LeBron James and the Miami Heat were not the only team to score a significant victory last week when the
Heat bested the San Antonio Spurs to win the NBA championship. Last week social workers also scored a decisive victory. Though diminutive in height compared to King James, U.S. Rep. Barbara Lee (D-CA13), chair of the Congressional Social Work Caucus, stood tall among her peers in Congress last week leading the fight against $20 billion in cuts to the Supplemental Nutrition Assistance Program (SNAP) in the farm bill offered by House Republicans. SNAP provides food stamps to about 47 million low-income Americans.
Any parallels between the two may be a stretch, but both James and Lee have taken much heat (no pun intended) for being who they are. James who wants to go down in history as the best player to have ever played the game of basketball, caught much flack for his widely castigated “The Decision” episode when he had the temerity to predict he and the Heat would win multiple championships. Three straight appearances in the NBA Finals and two championship rings is a pretty good start. Lee, on the other hand, has been in the crosshairs of her critics since being the lone member of the House to vote against giving war authority to President George Bush before the Iraq War. Both were willing to go out on a limb. So they should get their props when they win.

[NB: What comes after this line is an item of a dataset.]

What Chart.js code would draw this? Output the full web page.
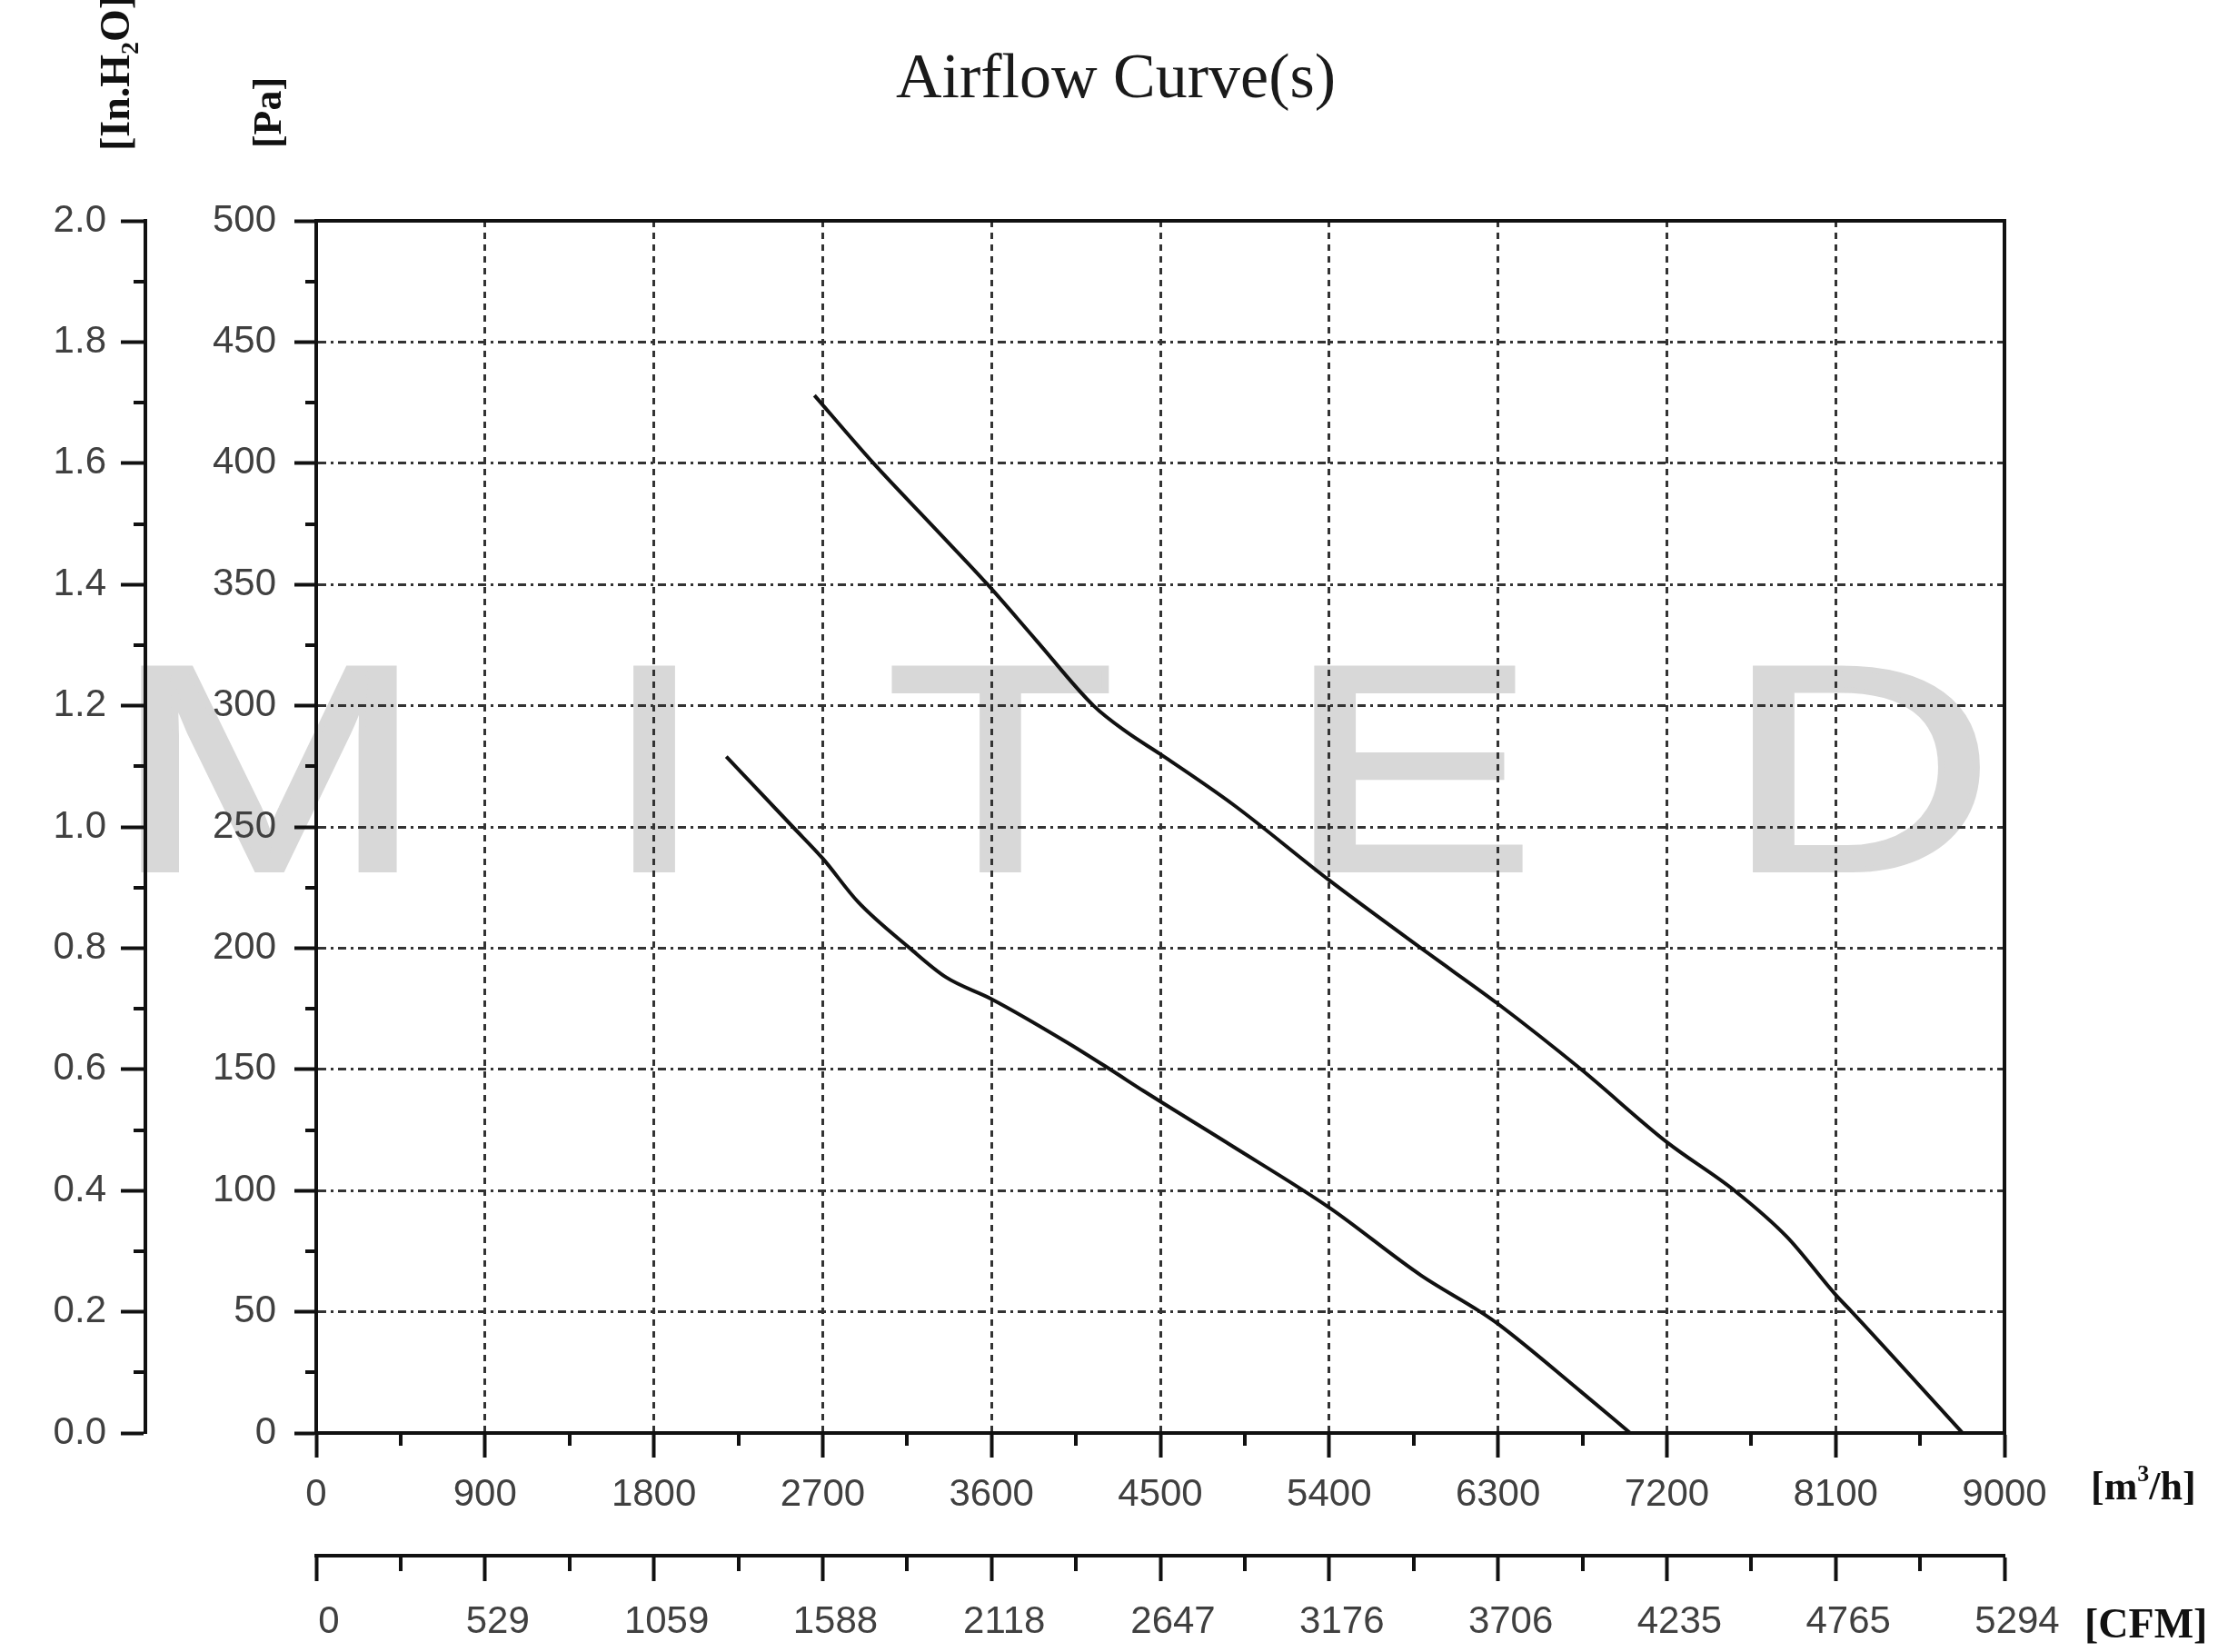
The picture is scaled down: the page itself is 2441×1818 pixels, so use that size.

In a statement released by her office, the congresswoman from Oakland said: “The Republicans’ proposed $20 billion in cuts to the Supplemental Nutrition Assistance Program (SNAP) were unconscionable and short sighted, and beating the Farm Bill today is an incredible victory for the nation’s poor and vulnerable. The President’s veto threat went a long way in garnering support for the defeat of this bill.”
According to the Center for Budget and Policy Priorities, the proposed cuts to food stamps would eliminate benefits for nearly 2 million families, mostly households with children and senior citizens. Reducing SNAP benefits would be particularly devastating because the increase in benefits provided by the American Reinvestment and Recovery Act (ARRA) will end in November, reducing food stamps about $25 monthly for a family of four. Approximately 210,000 low-income children could lose free school meals if their families lose their SNAP benefits.
Led by Lee, 26 members of the House took the challenge of eating on a $4.50 a day food budget for the week which is the average SNAP benefit for one person. In addition she took her fight to the floor of the House floor of the House and to the airways appearing on numerous news programs. Lee is the ideal spokesperson because as a young mother she relied on food stamps to feed her children. She wrote on her blog: “When I was a young, single mother, I was on public assistance. It was a bridge over troubled water, and without it, I wouldn’t be where I am today. I spent hours debating what to buy and what to skip, all the while keeping my sons in my mind. I could go without breakfast; my sons couldn’t.”
The defeat of H.R. 1947, the Federal Agricultural Reform and Risk Management Act of 2013, was a blow to Speaker of the House John Boehner (R-OH8) who was blind-sided once again by members of his party after bringing the $940 billion bill to the floor for a vote. The bill went down in defeat by a margin of 195-234 votes, with 62 Republicans joining the majority of Democrats voting against the bill. Boehner expected more than the 24 Democrats who eventually voted for the bill to back the legislation. However a significant number of Democrats abandoned the legislation after a last-minute amendment by Rep. Steve Southerland (R-FL2) was added that would require applicants for food stamps to be either working or in a work-related program.
Needless to say, the farm lobby was up in arms over this latest debacle. They worked ferociously to get a plan through the House only to see their efforts go up in smoke with no resolution in sight. Hopefully, one lesson that might come from all of this, is that policymakers will begin to understand that feeding the hungry should not be entangled with farm policies. There is much reform needed in our farm policies but these should be addressed separately from the need for Americans to put sufficient food on their tables. Ask Paul Ryan. He just said it on Morning Joe.
Dr. Charles E. Lewis, Jr. is President of The Congressional Research Institute for Social Work and Policy. He has served as deputy chief of staff and communications director for former Congressman Edolphus “Ed” Towns and was the staff coordinator for the Congressional Social Work Caucus. He was a full-time faculty member at Howard University School of Social Work prior to joining Rep. Towns’ staff and now is an adjunct associate professor. As staff coordinator for the Social Work Caucus, Dr. Lewis helped to plan and to coordinate numerous briefings and events on the Hill and in the 10th Congressional District in Brooklyn, New York.